Hybrid Object-Oriented / Process-Oriented Modeling Paradigm

Simio incorporates a modeling paradigm that is a hybrid of two paradigms that have long been around in simulation. The way it works – and I think this approach is brilliant – is that anything in a model is an object (and the model itself as well). We know that in OOP, objects have methods. In Simio, methods are replaced by processes. A process in Simio can be thought of as a process in Arena, which is not surprising, as the founder of Simio LLC is Dennis Pegden, the founder of Systems Modeling. The main difference to an Arena process is that it is not the entity that executes the process (i.e. passes through the process), but instead it is a so called token. A token is therefore the smallest unit in Simio (and it is not an object). A token always has an associated object, and in most cases this is the entity.

Godd extensibilty without programming

This point has two perspectives: On the one hand, it is possible to extend Simio without ever touching code, and create new objects, inherit from other objects, and so forth. But it is not as easy and straighforward as Simio like to make us believe. There is no way a non-experienced user, who has no deep knowledge of discrete simulation, can ever create new objects, whose functionality goes beyond that of simple server where we just add a new state variable. Extending Simio and creating new objects is convenient once you are familiar with the Simio modeling framework, but getting there is not.

By the way, the statement that it is possible to extend Simio without coding is wrong: Coding does not necessarily mean wrtiting code in c# or any other programming language. Clicking together process steps, elements, adding properties, states, events, etc is also coding, but with different symbols. That coding this way is any easier than coding c# is not true by default, but depends on the user's experience.

Automatic 3D Support

When building a model in Simio, the user automatically creates a 2D and a 3D version of the model. The modeler can quickly switch between both views and change an object's look with few clicks. Simio integrates seamlessly with the Google 3D Warehouse, which means the modeler can download 3D images from there and apply them to his objects in the model. A truly impressing feature for any potential customer, including me ;-)

Application Programming Interface (API) for C#

Im my opinion, one of the most interesting aspects of a simulation tool is its openness to custom extensions.
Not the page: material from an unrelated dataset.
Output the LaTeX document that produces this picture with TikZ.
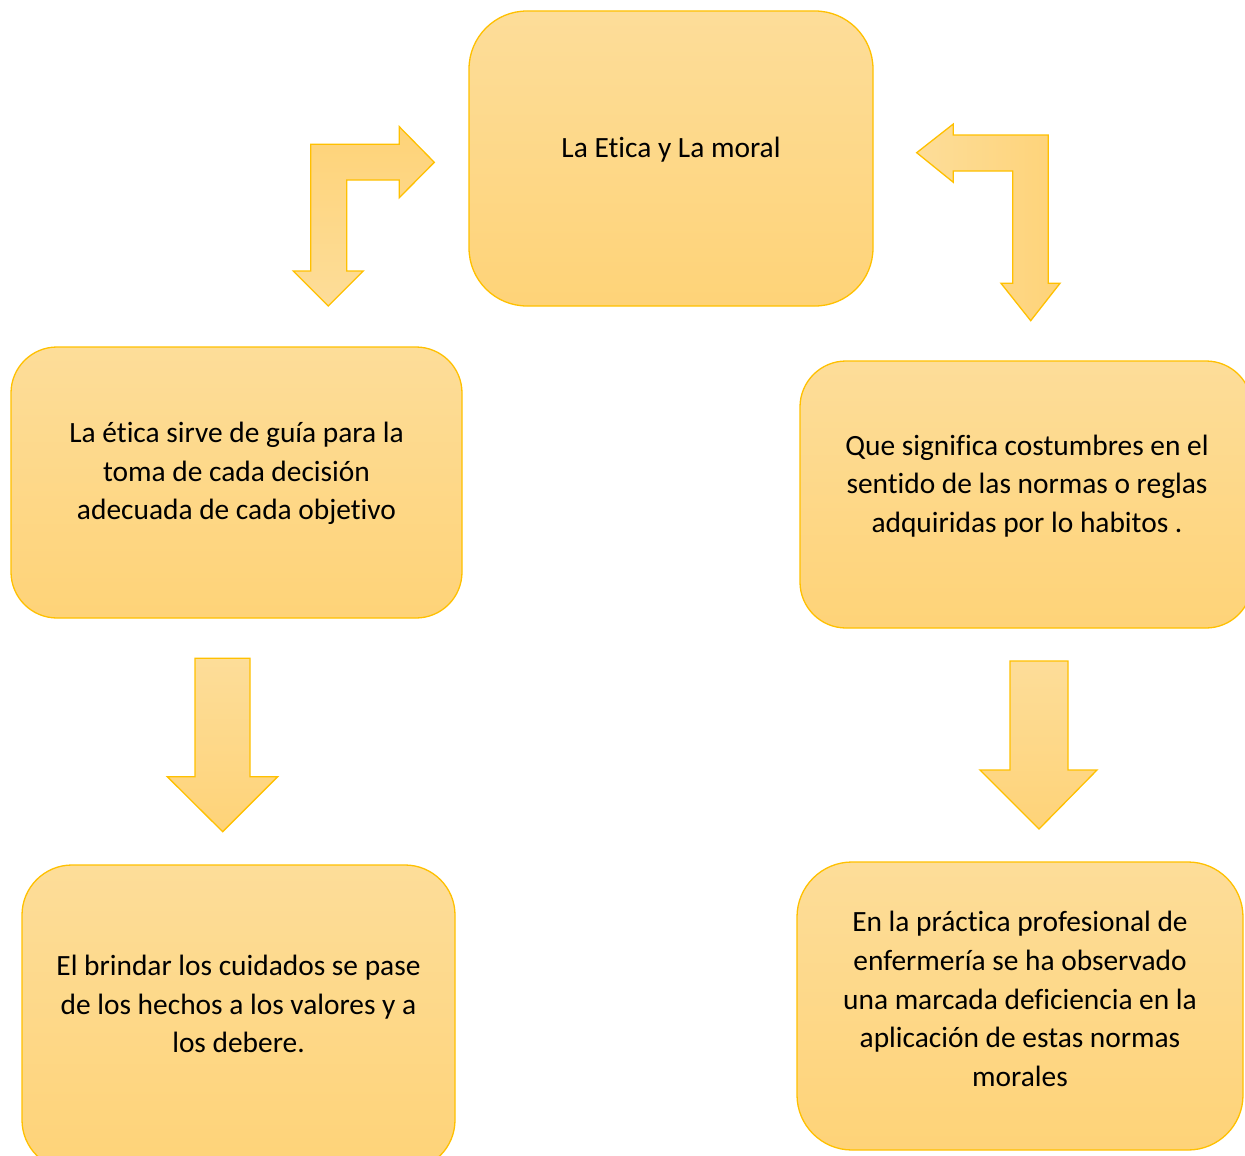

Simio does already provide a decent API for writing your own components, and the team promised to extend this API further in upcoming sprints. This is what is currently possible via the API (sprint 33)

  • Write Design-Add-Ins: This is an add-in that can be invoked from within the Simio tool and which has access to the currently opened model. Objects can be added and removed programmatically, their locations can be set, as well as their property values. It is currently not possible to programmatically access an object's elements, that is for example data tables or sequences. In my opinion this is a major drawback and must be added ASAP.

    The design-add in lets you for example generate the facility view of the model from external data. In a project we wrote a design-add-in to load information about workstations, order types, sequences etc. from an MS Access database (if we want to call it that). This very helpful if the model has many workstations and you cannot add them all via drag & drop. The downside that we uncovered was that Simio runs into serious memory problems if too many objects are present in the model. And for my taste this happens a bit too early (100 workstations in a model shouldn't be a problem). It was said by the Simio team, though, that performance issues will be handled in future sprints.
  • Write custom elements and steps: This is one of the easiest and probably most common ways to extend Simio. If you are familiar with Arena, you already know what steps are. Steps are a piece of functionality that can be used in a process. Steps in a process are aligned in sequence, and executed one after the other. Simio already comes with a broad set of steps; for some applications the right step is not included, though. Then, the API helps you out by providing an interface that can be implemented to create a custom step in c#. The same goes for elements. At this point I will not dive any deeper into creating custom steps or elements, as this post is to give an overview of the Simio tool.
  • Generate experiments and scenarios programmatically: Very cool and brand new feature (sprint 33); allows you to create experiments programatically and populate the experiments with scenarios. Very powerful if your experimentation plan includes a large number of parameter constellations, which would take forever to type in manually.